NEW YORK, June 14 (Reuters) - The five-judge team tapped to mediate a slew of thorny legal fights in Puerto Rico's massive bankruptcy will include the judge who presided over Stockton, California's 2012 bankruptcy and Puerto Rican-born federal Judge Victor Marrero.
Judge Laura Taylor Swain, who is presiding over the bankruptcy, revealed the mediation team in a court order on Wednesday.
The group will be led by Judge Barbara Houser, the chief judge for the federal bankruptcy court in Dallas, and will include Judge Marrero, of the federal court in New York, and Judge Christopher Klein, the Sacramento-based federal bankruptcy judge who oversaw Stockton's restructuring.
Circuit Judge Thomas Ambro, of the Third Circuit U.S. Court of Appeals, and Senior District Judge Nancy Atlas, of the U.S. federal court in Houston, will round out the team.
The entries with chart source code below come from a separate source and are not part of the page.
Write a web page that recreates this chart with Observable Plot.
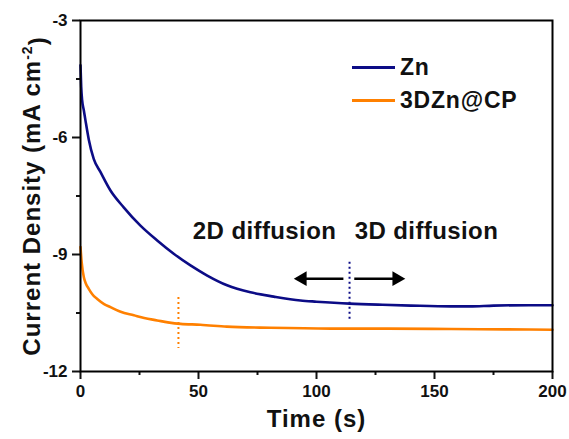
<!DOCTYPE html>
<html>
<head>
<meta charset="utf-8">
<script src="https://cdn.jsdelivr.net/npm/d3@7"></script>
<script src="https://cdn.jsdelivr.net/npm/@observablehq/plot@0.6"></script>
<style>
  html, body { margin: 0; padding: 0; background: #fff; }
  #chart { position: relative; width: 569px; height: 439px; }
  #legend { position: absolute; left: 352px; top: 51px; font-family: "Liberation Sans", Arial, sans-serif; font-weight: bold; font-size: 23px; letter-spacing: 0.8px; color: #111; }
  #legend .row { display: flex; align-items: center; height: 33px; }
  #legend .sw { width: 43px; height: 3px; margin-right: 5px; }
</style>
</head>
<body>
<div id="chart"></div>
<script>
// ---- data ----
const znTime = [0, 0.3, 0.7, 1.4, 2.1, 3.5, 5.6, 8.5, 12.7, 18.3, 25.4, 32.5, 39.5, 46.6, 53.7, 62.1, 72, 81.9, 93.2, 100, 114, 128, 140, 157, 165, 175, 190, 200];
const znCurrent = [-4.15, -4.7, -5.05, -5.3, -5.56, -6.05, -6.55, -6.89, -7.36, -7.79, -8.26, -8.64, -8.98, -9.28, -9.54, -9.79, -9.97, -10.08, -10.18, -10.21, -10.26, -10.29, -10.31, -10.33, -10.33, -10.31, -10.3, -10.3];
const cpTime = [0, 0.5, 1.4, 2.3, 3.5, 5, 7.1, 10, 12.7, 17, 22.6, 27, 32.5, 37, 42.4, 50.8, 62, 80.5, 106, 130, 157, 180, 200];
const cpCurrent = [-8.81, -9.2, -9.58, -9.75, -9.88, -10.02, -10.14, -10.27, -10.35, -10.47, -10.56, -10.63, -10.69, -10.74, -10.78, -10.8, -10.85, -10.88, -10.9, -10.9, -10.91, -10.92, -10.93];

const seriesNames = ["Zn", "3DZn@CP"];
const seriesColors = ["#0c0c86", "#ff8000"];

const xTicks = [0, 50, 100, 150, 200];
const xMinorTicks = [25, 75, 125, 175];
const yTicks = [-12, -9, -6, -3];
const yMinorTicks = [-10.5, -7.5, -4.5];

// transition markers (dotted lines): time, top, bottom
const markerTime = [41.5, 114];
const markerTop = [-10.1, -9.2];
const markerBottom = [-11.41, -10.7];

// annotations
const annoText = ["2D diffusion", "3D diffusion"];
const annoTime = [78, 146.6];
const annoCurrent = [-8.4, -8.4];
// arrows: start time, tip time, level
const arrowStart = [111.4, 116];
const arrowTip = [94, 134];
const arrowLevel = -9.62;

const xLabel = "Time (s)";
const yLabel = "Current Density (mA cm";

// ---- build tables ----
const zn = znTime.map((t, i) => ({t, v: znCurrent[i]}));
const cp = cpTime.map((t, i) => ({t, v: cpCurrent[i]}));
const markers = markerTime.map((t, i) => ({t, y1: markerTop[i], y2: markerBottom[i], c: seriesColors[1 - i]}));
const annos = annoText.map((s, i) => ({s, t: annoTime[i], v: annoCurrent[i]}));
const arrows = arrowStart.map((t, i) => ({t1: t, t2: arrowTip[i], v: arrowLevel, dir: arrowTip[i] > t ? 90 : -90}));

const FONT = "'Liberation Sans', Arial, sans-serif";

const plot = Plot.plot({
  width: 569,
  height: 439,
  marginLeft: 80,
  marginRight: 17,
  marginTop: 20,
  marginBottom: 68,
  style: {fontFamily: FONT, fontWeight: "bold", color: "#111", background: "#fff"},
  x: {domain: [0, 200]},
  y: {domain: [-12, -3]},
  marks: [
    Plot.line(zn, {x: "t", y: "v", stroke: seriesColors[0], strokeWidth: 2.6, curve: "monotone-x"}),
    Plot.line(cp, {x: "t", y: "v", stroke: seriesColors[1], strokeWidth: 2.6, curve: "monotone-x"}),
    Plot.ruleX(markers, {x: "t", y1: "y1", y2: "y2", stroke: "c", strokeWidth: 2, strokeDasharray: "2,3"}),
    Plot.link(arrows, {x1: "t1", x2: "t2", y1: "v", y2: "v", stroke: "#000", strokeWidth: 2.5}),
    Plot.dot(arrows, {x: "t2", y: "v", symbol: "triangle", rotate: "dir", r: 5.5, fill: "#000", stroke: "none"}),
    Plot.text(annos, {x: "t", y: "v", text: "s", fontSize: 24, fontWeight: "bold", fill: "#111"}),
    Plot.axisX(xTicks, {tickSize: 8, tickPadding: 5, strokeWidth: 2, fontSize: 17, fontWeight: "bold", label: null, tickFormat: d => String(d)}),
    Plot.axisX(xMinorTicks, {tickSize: 4, strokeWidth: 2, label: null, tickFormat: () => ""}),
    Plot.axisY(yTicks, {tickSize: 8, tickPadding: 5, strokeWidth: 2, fontSize: 17, fontWeight: "bold", label: null, tickFormat: d => String(d)}),
    Plot.axisY(yMinorTicks, {tickSize: 4, strokeWidth: 2, label: null, tickFormat: () => ""}),
    Plot.frame({stroke: "#000", strokeWidth: 2}),
    Plot.text([xLabel], {frameAnchor: "bottom", dy: 55, fontSize: 24, fontWeight: "bold", fill: "#111"}),
    Plot.text([yLabel], {frameAnchor: "left", textAnchor: "middle", dx: -48, rotate: -90, fontSize: 24, fontWeight: "bold", fill: "#111"})
  ]
});

const svg = d3.select(plot);
// superscript for the y title
svg.selectAll("text").filter(function() { return this.textContent === yLabel; }).each(function() {
  const t = d3.select(this);
  t.style("letter-spacing", "1px");
  t.append("tspan").attr("dy", "-0.55em").attr("font-size", 14).text("-2");
  t.append("tspan").attr("dy", "0.55em").text(")");
});
// letter spacing as in the reference
svg.selectAll("text").filter(function() { return annoText.includes(this.textContent); }).style("letter-spacing", "0.4px");
svg.selectAll("text").filter(function() { return this.textContent === xLabel; }).style("letter-spacing", "1px");

const chart = document.getElementById("chart");
chart.appendChild(plot);

// legend
const legend = document.createElement("div");
legend.id = "legend";
seriesNames.forEach((name, i) => {
  const row = document.createElement("div");
  row.className = "row";
  const sw = document.createElement("div");
  sw.className = "sw";
  sw.style.background = seriesColors[i];
  const lab = document.createElement("span");
  lab.textContent = name;
  row.appendChild(sw);
  row.appendChild(lab);
  legend.appendChild(row);
});
chart.appendChild(legend);
</script>
</body>
</html>
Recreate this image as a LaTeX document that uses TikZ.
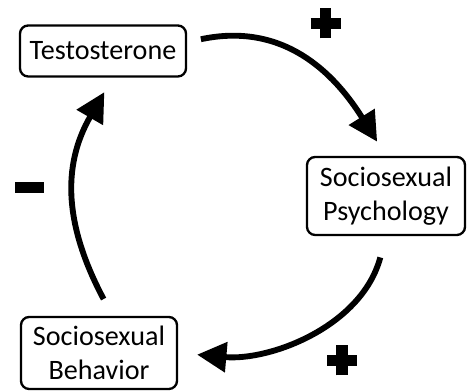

Puerto Rico, the U.S. territory with $70 billion of debt and a 45 percent poverty rate, in May filed the biggest bankruptcy in U.S. municipal history. The case also promises to be one of the messiest, as already several investors have begun staking competing claims to the island's limited revenue sources.
The biggest fight is between the two largest creditor factions: holders of $18 billion in general obligation debt, which carries a constitutional guarantee, and more than $17 billion of bonds issued by COFINA, Puerto Rico's sales tax authority, backed by the tax revenue COFINA collects.
Both groups say they have an ironclad claim on the COFINA revenue.
Swain, in her order, said participation in mediation would be voluntary, but that all parties would "be required to engage in good faith in preliminary discussions with representatives of the mediation team."
The team, in turn, would "develop a list of issues to be addressed."
In addition to Stockton, Judge Klein is known for presiding over the 2014 Chapter 11 bankruptcy of that city's Roman Catholic diocese.